Beginning with the opening line of the entries, return every line through the one containing "realizado = [80, 73, 66, 51]", both included, and nothing else. Omit pictures.

--- START DATA SUPPLIED ---

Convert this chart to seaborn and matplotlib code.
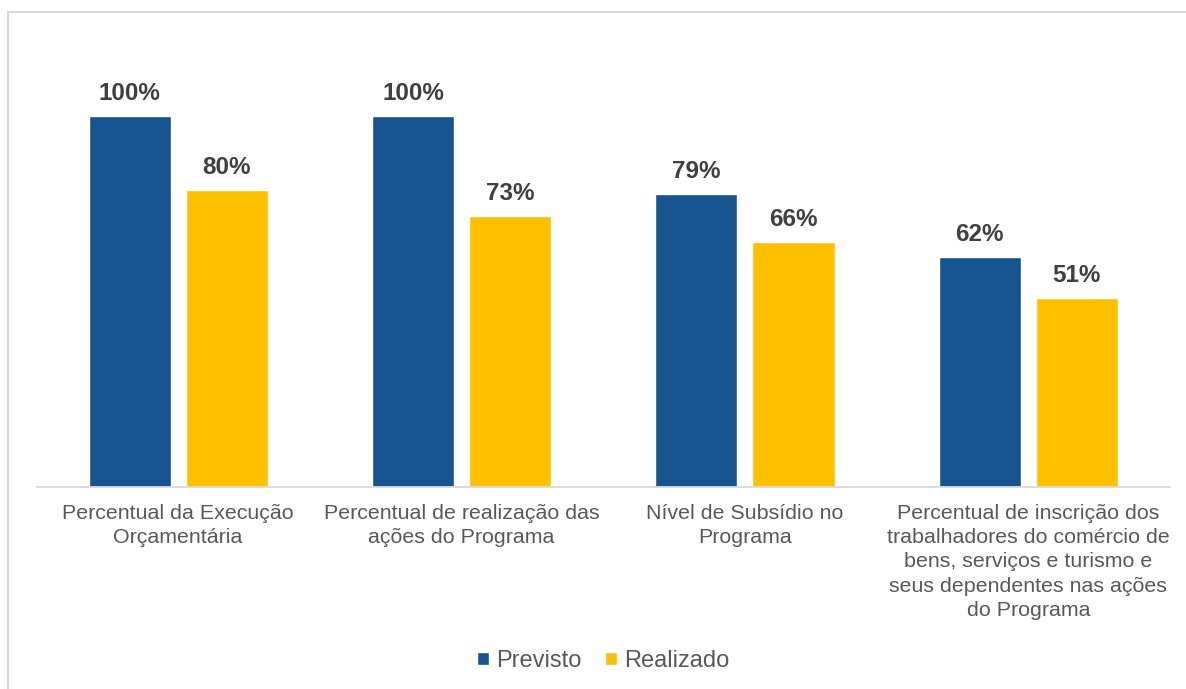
import numpy as np
import pandas as pd
import seaborn as sns
import matplotlib.pyplot as plt
from matplotlib.patches import Rectangle

# data
categories = [
    "Percentual da Execução\nOrçamentária",
    "Percentual de realização das\nações do Programa",
    "Nível de Subsídio no\nPrograma",
    "Percentual de inscrição dos\ntrabalhadores do comércio de\nbens, serviços e turismo e\nseus dependentes nas ações\ndo Programa",
]
series = ["Previsto", "Realizado"]
previsto = [100, 100, 79, 62]
realizado = [80, 73, 66, 51]

df = pd.DataFrame({
    "categoria": categories * 2,
    "serie": [series[0]] * 4 + [series[1]] * 4,
    "valor": previsto + realizado,
})

sns.set_style("white")
plt.rcParams["font.family"] = ["Liberation Sans", "DejaVu Sans"]

W, H = 1186, 689
fig = plt.figure(figsize=(W / 100, H / 100), dpi=100)
ax = fig.add_axes([36.5 / W, (H - 487) / H, (1170 - 36.5) / W, (487 - 12) / H])

sns.barplot(data=df, x="categoria", y="valor", hue="serie",
            palette=["#17548F", "#FFC000"], width=0.686, gap=0.155,
            saturation=1, ax=ax, legend=True)

ax.set_xlim(-0.5, 3.5)
ax.set_ylim(0, 128)
ax.set_xlabel("")
ax.set_ylabel("")
ax.set_yticks([])
sns.despine(ax=ax, left=True, top=True, right=True)
ax.spines["bottom"].set_color("#d9d9d9")
ax.spines["bottom"].set_linewidth(1.3)
ax.tick_params(axis="x", length=0, pad=12, labelsize=15.4, labelcolor="#595959")
for lbl in ax.get_xticklabels():
    lbl.set_linespacing(1.36)

for cont in ax.containers:
    ax.bar_label(cont, labels=[f"{v:.0f}%" for v in cont.datavalues],
                 padding=8, fontsize=17.5, fontweight="bold", color="#404040")

leg = ax.legend(loc="center", bbox_to_anchor=(0.5, (487 - 661) / 475),
                ncol=2, frameon=False, fontsize=17, handlelength=0.5,
                handleheight=0.5, handletextpad=0.3, columnspacing=1.0)
for t in leg.get_texts():
    t.set_color("#595959")

# outer chart frame
fig.patches.append(Rectangle((8 / W, -0.05), 1.1, (H - 12) / H + 0.05,
                             transform=fig.transFigure, fill=False,
                             edgecolor="#d9d9d9", linewidth=1.5))

plt.savefig("out.png", dpi=100)
plt.close()
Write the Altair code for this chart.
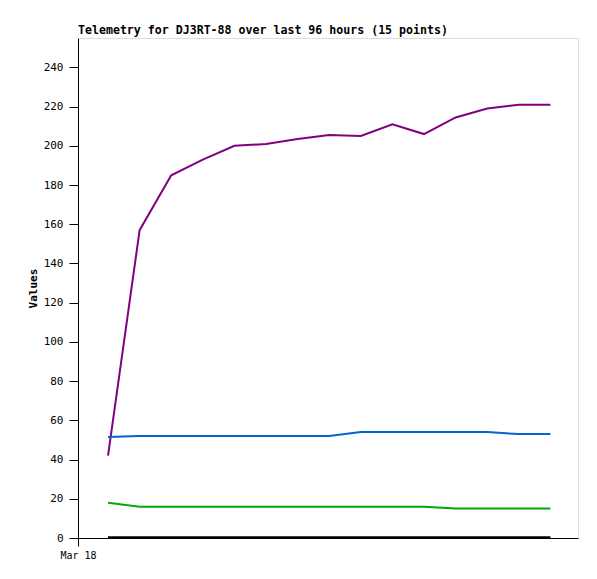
import altair as alt
import pandas as pd

times = [
    "2024-03-18T05:46:00Z", "2024-03-18T11:50:00Z", "2024-03-18T17:54:00Z",
    "2024-03-18T23:58:00Z", "2024-03-19T06:02:00Z", "2024-03-19T12:06:00Z",
    "2024-03-19T18:10:00Z", "2024-03-20T00:14:00Z", "2024-03-20T06:18:00Z",
    "2024-03-20T12:22:00Z", "2024-03-20T18:26:00Z", "2024-03-21T00:30:00Z",
    "2024-03-21T06:34:00Z", "2024-03-21T12:38:00Z", "2024-03-21T18:42:00Z",
]
purple_vals = [42, 157, 185, 193, 200, 201, 203.5, 205.5, 205, 211, 206, 214.5, 219, 221, 221]
blue_vals = [51.5, 52, 52, 52, 52, 52, 52, 52, 54, 54, 54, 54, 54, 53, 53]
green_vals = [18, 16, 16, 16, 16, 16, 16, 16, 16, 16, 16, 15, 15, 15, 15]
black_vals = [0.4] * 15

series_names = ["A", "B", "C", "D"]
series_colors = ["#800080", "#0066cc", "#00aa00", "#000000"]

rows = []
for name, vals in zip(series_names, [purple_vals, blue_vals, green_vals, black_vals]):
    for t, v in zip(times, vals):
        rows.append({"time": t, "value": v, "series": name})
df = pd.DataFrame(rows)

FONT = "DejaVu Sans Mono"

chart = alt.Chart(df).mark_line(strokeWidth=2).encode(
    x=alt.X(
        "time:T",
        scale=alt.Scale(
            type="utc",
            domain=[alt.DateTime(year=2024, month=3, date=18, utc=True),
                    alt.DateTime(year=2024, month=3, date=22, utc=True)],
        ),
        axis=alt.Axis(
            title=None,
            values=[alt.DateTime(year=2024, month=3, date=18, utc=True)],
            labelExpr="'Mar 18'",
            tickSize=8,
            labelPadding=4,
            grid=False,
            domainColor="black",
            tickColor="black",
            labelColor="black",
            labelFont=FONT,
            labelFontSize=10,
            labelOverlap=False,
            labelBound=False,
            labelFlush=False,
        ),
    ),
    y=alt.Y(
        "value:Q",
        scale=alt.Scale(domain=[0, 255], nice=False),
        axis=alt.Axis(
            title="Values",
            values=list(range(0, 241, 20)),
            tickSize=9,
            labelPadding=6,
            grid=False,
            domainColor="black",
            tickColor="black",
            labelColor="black",
            labelFont=FONT,
            labelFontSize=11,
            titleFont=FONT,
            titleFontSize=11,
            titleFontWeight="bold",
            titleColor="black",
            titlePadding=5,
        ),
    ),
    color=alt.Color("series:N", scale=alt.Scale(domain=series_names, range=series_colors), legend=None),
    order=alt.Order("time:T"),
).properties(
    width=500,
    height=500,
    title=alt.TitleParams(
        "Telemetry for DJ3RT-88 over last 96 hours (15 points)",
        anchor="start",
        frame="group",
        font=FONT,
        fontSize=11.6,
        fontWeight="bold",
        color="black",
        offset=1,
    ),
    padding={"left": 70, "top": 30, "right": 10, "bottom": 30},
    autosize=alt.AutoSizeParams(type="none"),
).configure_view(stroke="#555555", strokeWidth=1).configure(background="white")

chart.save("out.html", embed_options={"renderer": "svg", "actions": False})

--- END DATA SUPPLIED ---

OUTPUT BELOW:
Convert this chart to seaborn and matplotlib code.
import numpy as np
import pandas as pd
import seaborn as sns
import matplotlib.pyplot as plt
from matplotlib.patches import Rectangle

# data
categories = [
    "Percentual da Execução\nOrçamentária",
    "Percentual de realização das\nações do Programa",
    "Nível de Subsídio no\nPrograma",
    "Percentual de inscrição dos\ntrabalhadores do comércio de\nbens, serviços e turismo e\nseus dependentes nas ações\ndo Programa",
]
series = ["Previsto", "Realizado"]
previsto = [100, 100, 79, 62]
realizado = [80, 73, 66, 51]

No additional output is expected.